Contudo, só há um único Jesus, aquele que, de forma extraordinária, falará ao nosso coração e romperá a nossa surdez, a fim de que nós o escutemos e, com isso, mudemos o nosso coração. Foi esse Jesus que, ressuscitado há dois mil anos, mudou a vida de tantos santos e santas ao longo da história.

Somos chamados a olhar para o caminho da Igreja, esse caminho de dois mil anos. No seu indiferentismo religioso, o homem moderno deseja também criar um Jesus indiferente, um Jesus para todos os gostos e cores da moda, feito para todas as modalidades e sensibilidades possíveis e imagináveis. 

Há um “Jesus burguês” para os burgueses, um “Jesus marxista” para os marxistas, um “Jesus feminista” para os feministas. É dessa forma que a Igreja vai sendo transformada em uma “casa de tolerância”. Mas só há um Jesus, aquele que há dois milênios transforma pecadores em santos; aquele que incomoda, que exige mudança de vida. Ele nos fala pessoalmente e, no encontro com o surdo, mostra que também quer romper a nossa surdez — nós, que estamos avessos à verdade e não queremos escutá-lo. 

Somente assim, escutando Nosso Senhor nesse encontro que muda a nossa vida e transforma o nosso coração, é que receberemos em nossa própria língua a saliva, isto é, o conteúdo da boca de Jesus. Ele colocou o conteúdo da sua boca dentro da boca daquele homem para que ele pudesse pregar a Palavra de Deus. O que se espera de um pregador, de um Apóstolo, de um discípulo é que, em primeiro lugar, ele tenha se encontrado com Jesus ressuscitado, que mudou a sua vida, para que ele também ajude a mudar a vida dos outros. 

No entanto, se nós não queremos ser incomodados, ou seja, se a única coisa que queremos é a tolerância, então isso nunca vai acontecer. Dessa forma vai se criando um cristianismo tão diferente daquele que foi deixado por Nosso Senhor.

Nossa esperança reside no fato de que Cristo reza por nós; Jesus ressuscitado, diante de Deus, “semper vivens ad interpellandum pro nobis”, “sempre vivo, rezando, intercedendo por nós”; é Ele que diz, como no Evangelho de hoje: “Efatá”. Devemos nos abrir ao incômodo da Palavra de Deus — que nos pede uma mudança de vida. 

É bastante evidente que vivemos em um mundo que tolera tudo, no entanto o Deus de amor não tolera o egoísmo. Isso significa que teremos de mudar de vida; Ele quer nos arrancar desse egoísmo. Ele é Deus de misericórdia que perdoa o pecado, mas é precisamente por ser amor e misericórdia que Cristo quer que nós amemos — Ele quer nos ver livres dessas ideias perniciosas. 

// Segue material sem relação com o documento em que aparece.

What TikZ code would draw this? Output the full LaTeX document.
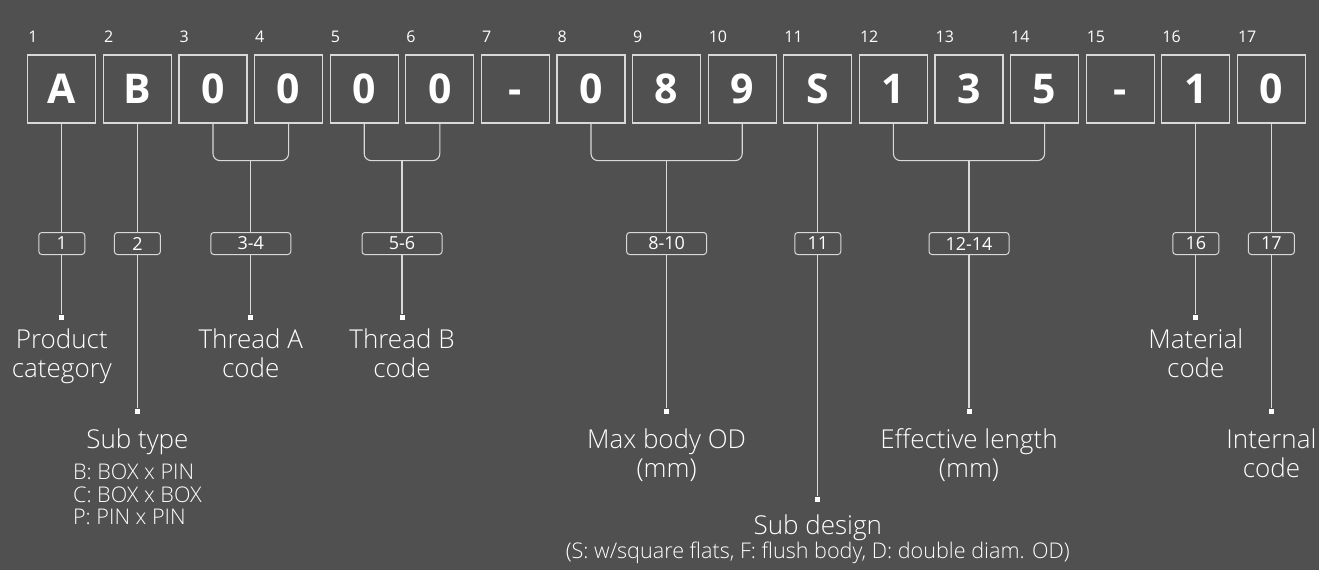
\documentclass[tikz,border=0pt]{standalone}
\usepackage{fontspec}
\setmainfont{Open Sans}
\newfontfamily\thinfont{Open Sans Light}
\usetikzlibrary{positioning,calc}
\definecolor{bggray}{HTML}{505050}
\definecolor{lgray}{HTML}{D9D9D9}

\begin{document}
\begin{tikzpicture}[x=1pt, y=-1pt,
    charbox/.style={draw=lgray, line width=1.2pt, minimum size=68pt,
        inner sep=0pt, text=white, font=\fontsize{41}{41}\selectfont\bfseries},
    idx/.style={text=white, font=\fontsize{16}{16}\selectfont,
        inner sep=0pt, anchor=base west},
    tag/.style={draw=lgray, line width=1pt, rounded corners=3pt, fill=bggray,
        minimum height=22pt, minimum width=46pt, inner sep=0pt,
        text=white, font=\fontsize{18}{18}\selectfont},
    wide/.style={minimum width=80pt},
    conn/.style={draw=lgray, line width=1.1pt},
    dot/.style={fill=white, minimum size=5pt, inner sep=0pt},
    desc/.style={text=white, font=\thinfont\fontsize{26}{29}\selectfont,
        align=center, inner sep=0pt},
    note/.style={text=white, font=\thinfont\fontsize{21.6}{22.5}\selectfont,
        align=left, inner sep=0pt},
]
\useasboundingbox[fill=bggray] (0,0) rectangle (1319,570);

% Code characters with their position numbers
\foreach \ch [count=\i] in {A,B,0,0,0,0,-,0,8,9,S,1,3,5,-,1,0} {
    \node[charbox] (c\i) at ({61.8+(\i-1)*75.6}, 89) {\vphantom{0}\ch};
    \node[idx] (n\i) at ($(c\i.north west)+(1,-11.5)$) {\i};
}

% Grouped positions
\foreach \a/\b/\g/\lbl/\ey in {3/4/34/3-4/317, 5/6/56/5-6/317,
        8/10/810/8-10/411, 12/14/1214/12-14/411} {
    \coordinate (b\g) at ($(c\a.south)!0.5!(c\b.south)+(0,37)$);
    \draw[conn, rounded corners=7pt] (c\a.south) |- (b\g) -| (c\b.south);
    \node[tag, wide] (t\g) at (b\g |- 0,243.5) {\lbl};
    \node[dot] (e\g) at (b\g |- 0,\ey) {};
    \draw[conn] (b\g) -- (t\g) -- (e\g);
}

% Single positions
\foreach \i/\ey in {1/317, 2/411, 11/499, 16/317, 17/411} {
    \node[tag] (t\i) at (c\i.south |- 0,243.5) {\i};
    \node[dot] (e\i) at (c\i.south |- 0,\ey) {};
    \draw[conn] (c\i) -- (t\i) -- (e\i);
}

% Descriptions
\node[desc, below=9pt of e1] (d1) {Product\\category};
\node[desc, below=15pt of e2] (d2) {Sub type};
\node[note, below=9pt of d2] (d2n) {B: BOX x PIN\\C: BOX x BOX\\P: PIN x PIN};
\node[desc, below=9pt of e34] (d34) {Thread A\\code};
\node[desc, below=9pt of e56] (d56) {Thread B\\code};
\node[desc, below=15pt of e810] (d810) {Max body OD\\(mm)};
\node[desc, below=13pt of e11] (d11) {Sub design};
\node[note, align=center, below=1pt of d11] (d11n)
    {(S: w/square flats, F: flush body, D: double diam. OD)};
\node[desc, below=15pt of e1214] (d1214) {Effective length\\(mm)};
\node[desc, below=9pt of e16] (d16) {Material\\code};
\node[desc, below=15pt of e17] (d17) {Internal\\code};

\end{tikzpicture}
\end{document}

E é isto que nos deixa eternamente acomodados em nosso egoísmo: o politicamente correto, o indiferentismo religioso, a tolerância sem limites. Voltemos à realidade da conversão: “metanoia”, mudança de mentalidade. É isso que precisamos estar dispostos a fazer. Contudo, é motivo de grande alegria sabermos que não é necessária a nossa força para que isso aconteça, pois Jesus reza por nós. 

Nosso Senhor não somente intercede por nós, mas Ele tem o poder, Ele é o Cristo, o Rei do Universo. Na qualidade de Nosso Senhor e Salvador, Jesus ordena e a sua palavra não só ensina, mas também é eficaz, realizando o que é pronunciado: “Efatá”. Um dia, nós recebemos essa palavra no Batismo; mas será que não estamos precisando de mais uma conversão? Será que esse não é o momento de nos curarmos dessa surdez e nos abrirmos para a verdade? Será que não é o momento de deixarmos as nossas opiniões de lado para seguirmos a Cristo como fizeram os santos? 

Se olharmos para a história de dois milênios da Igreja, jamais encontraremos um santo tolerante com o pecado. Quem age dessa forma, está tentando criar uma nova igreja, uma igreja que não é a dos santos, tampouco a de Jesus.

Nosso Senhor nos chama a mudarmos de vida e sermos curados de nossa surdez. Com isso, poderemos pregar a Palavra de Deus e levar outras pessoas para Cristo. Imitemos aqueles discípulos ousados que trouxeram um homem a Jesus, e tornemo-nos missionários. Pois somente levando os outros a Cristo é que iremos nos aproximar cada vez mais do caminho da salvação.